Usually, when a book is published, it reflects the original creative work of scholars, authors and editors who deserve the benefit of that work. So naturally it’s understood that other parties are not supposed to simply re-print and sell that work as if it were their own, competing unfairly with the parties who did the work and earned the right to the benefit of that work.
But when the Talmud was first produced on a movable-type printing press, it was accompanied by the assertion that nobody else was to print the Talmud for a certain period. This was not the usual assertion of creators’ right to the benefit of their work. The people asserting the right were not the authors of the Talmud, and they were not trying to prevent others from using their work at all. It was a more general ban on completely independent work that would compete to the detriment of the one asserting the right. It was as if I decided to sell ice cream and announced that nobody else was to sell ice cream, because that competition would make it hard for me to make money.

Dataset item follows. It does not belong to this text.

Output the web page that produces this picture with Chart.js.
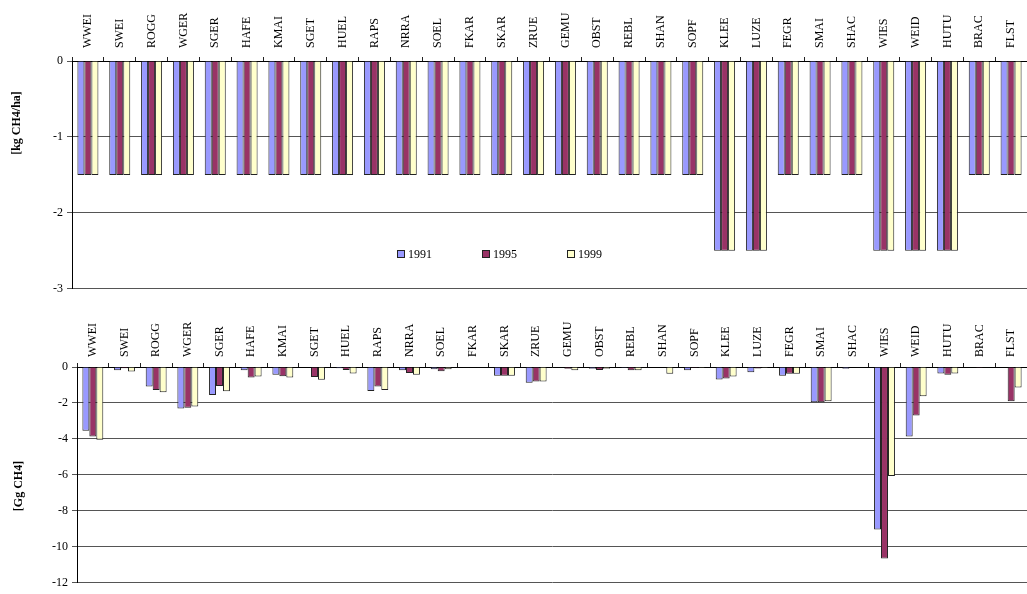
<!DOCTYPE html>
<html>
<head>
<meta charset="utf-8">
<script src="https://cdn.jsdelivr.net/npm/chart.js@4/dist/chart.umd.min.js"></script>
<style>
  html, body { margin: 0; padding: 0; background: #fff; }
  body { width: 1027px; height: 594px; position: relative; overflow: hidden; font-family: "Liberation Serif", "Times New Roman", serif; }
  canvas { position: absolute; left: 0; }
  #legend { position: absolute; left: 397px; top: 247px; height: 16px; font-size: 12px; color: #000; }
  .item { position: absolute; top: 0; white-space: nowrap; line-height: 14px; }
  .sw { display: inline-block; width: 6px; height: 6px; border: 1px solid #222; margin-right: 3px; vertical-align: 0px; }
</style>
</head>
<body>
<canvas id="top" width="1027" height="300" style="top:0"></canvas>
<canvas id="bottom" width="1027" height="299" style="top:295px"></canvas>
<div id="legend"></div>
<script>
const categories = ["WWEI","SWEI","ROGG","WGER","SGER","HAFE","KMAI","SGET","HUEL","RAPS",
  "NRRA","SOEL","FKAR","SKAR","ZRUE","GEMU","OBST","REBL","SHAN","SOPF",
  "KLEE","LUZE","FEGR","SMAI","SHAC","WIES","WEID","HUTU","BRAC","FLST"];
const years = ["1991","1995","1999"];
const colors = ["#9999FF","#993366","#FFFFCC"];

// Emission factor [kg CH4/ha]
const kgHa1991 = [-1.5,-1.5,-1.5,-1.5,-1.5,-1.5,-1.5,-1.5,-1.5,-1.5,-1.5,-1.5,-1.5,-1.5,-1.5,-1.5,-1.5,-1.5,-1.5,-1.5,-2.5,-2.5,-1.5,-1.5,-1.5,-2.5,-2.5,-2.5,-1.5,-1.5];
const kgHa1995 = [-1.5,-1.5,-1.5,-1.5,-1.5,-1.5,-1.5,-1.5,-1.5,-1.5,-1.5,-1.5,-1.5,-1.5,-1.5,-1.5,-1.5,-1.5,-1.5,-1.5,-2.5,-2.5,-1.5,-1.5,-1.5,-2.5,-2.5,-2.5,-1.5,-1.5];
const kgHa1999 = [-1.5,-1.5,-1.5,-1.5,-1.5,-1.5,-1.5,-1.5,-1.5,-1.5,-1.5,-1.5,-1.5,-1.5,-1.5,-1.5,-1.5,-1.5,-1.5,-1.5,-2.5,-2.5,-1.5,-1.5,-1.5,-2.5,-2.5,-2.5,-1.5,-1.5];

// Total emissions [Gg CH4]
const gg1991 = [-3.54,-0.18,-1.08,-2.31,-1.56,-0.18,-0.43,0,-0.07,-1.33,-0.18,-0.12,-0.02,-0.48,-0.87,-0.02,-0.1,-0.05,-0.03,-0.18,-0.69,-0.29,-0.48,-1.96,-0.1,-9.03,-3.86,-0.36,0,0];
const gg1995 = [-3.86,-0.07,-1.28,-2.26,-1.05,-0.59,-0.52,-0.55,-0.16,-1.08,-0.34,-0.23,-0.02,-0.48,-0.8,-0.1,-0.16,-0.18,-0.03,-0.05,-0.64,-0.08,-0.37,-1.96,-0.03,-10.65,-2.7,-0.43,-0.05,-1.9];
const gg1999 = [-4.05,-0.25,-1.4,-2.2,-1.35,-0.53,-0.59,-0.71,-0.36,-1.28,-0.43,-0.12,-0.02,-0.48,-0.8,-0.18,-0.1,-0.18,-0.37,-0.05,-0.53,-0.06,-0.37,-1.9,-0.02,-6.06,-1.62,-0.36,-0.02,-1.14];

const FONT = "'Liberation Serif', 'Times New Roman', serif";

function makeDatasets(series) {
  return series.map((data, i) => ({
    label: years[i],
    data: data,
    backgroundColor: colors[i],
    borderColor: "#222",
    borderWidth: 1,
    categoryPercentage: 0.66,
    barPercentage: 1.0
  }));
}

function yTitlePlugin(text, x, y) {
  return {
    id: "ytitle",
    afterDraw(chart) {
      const ctx = chart.ctx;
      ctx.save();
      ctx.translate(x, y);
      ctx.rotate(-Math.PI / 2);
      ctx.font = "bold 12px " + FONT;
      ctx.fillStyle = "#000";
      ctx.textAlign = "center";
      ctx.textBaseline = "middle";
      ctx.fillText(text, 0, 0);
      ctx.restore();
    }
  };
}

function makeChart(id, series, yMin, yStep, xHeight, yWidth, padBottom, labelPad, title, tx, ty) {
  return new Chart(document.getElementById(id), {
    type: "bar",
    data: { labels: categories, datasets: makeDatasets(series) },
    options: {
      responsive: false,
      animation: false,
      layout: { padding: { left: 0, right: 0, top: 0, bottom: padBottom } },
      plugins: { legend: { display: false }, tooltip: { enabled: false } },
      scales: {
        x: {
          position: "top",
          afterFit(scale) { scale.height = xHeight; },
          grid: { offset: true, drawOnChartArea: false, drawTicks: true, tickLength: 4, color: "#222" },
          border: { display: true, color: "#000", width: 1 },
          ticks: {
            autoSkip: false, minRotation: 90, maxRotation: 90, padding: labelPad,
            labelOffset: 14.4,
            color: "#000", font: { family: FONT, size: 12 }
          }
        },
        y: {
          min: yMin, max: 0,
          afterFit(scale) { scale.width = yWidth; },
          grid: { color: "#555", lineWidth: 1, tickLength: 5 },
          border: { display: true, color: "#000", width: 1 },
          ticks: { stepSize: yStep, padding: 4, color: "#000", font: { family: FONT, size: 12 } }
        }
      }
    },
    plugins: [yTitlePlugin(title, tx, ty)]
  });
}

makeChart("top", [kgHa1991, kgHa1995, kgHa1999], -3, 1, 61, 72, 11, 9, "[kg CH4/ha]", 17, 123);
makeChart("bottom", [gg1991, gg1995, gg1999], -12, 2, 72, 77, 1, 6, "[Gg CH4]", 19, 191);

// legend
const legend = document.getElementById("legend");
years.forEach((y, i) => {
  const d = document.createElement("div");
  d.className = "item";
  d.style.left = (i * 85) + "px";
  d.innerHTML = '<span class="sw" style="background:' + colors[i] + '"></span>' + y;
  legend.appendChild(d);
});
</script>
</body>
</html>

I feel that I cannot stress this distinction enough.
Today, when ArtScroll printed the Ramban’s commentary on the Torah, for example, they did some sort of research to decide upon a “best” Hebrew text of that commentary. They paid a team of translators to produce an English translation. Naturally they expect that nobody else will simply reprint the ArtScroll book and sell it in competition with ArtScroll. But they did not announce that nobody else is allowed to print any other edition of the Ramban’s commentary on the Torah. It seems clear enough that such a ban (on other, independent publications of the commentary) would be advantageous to ArtScroll and help them reap a greater profit on their work. But they just don’t assert such a right.
My question is, how and when did this type of assertion go out of fashion? Were the original printings of the Talmud the only examples? Do we know of other publishers who sought such authorization from rabbis and were told that they did not have such a right to keep others from competing with them?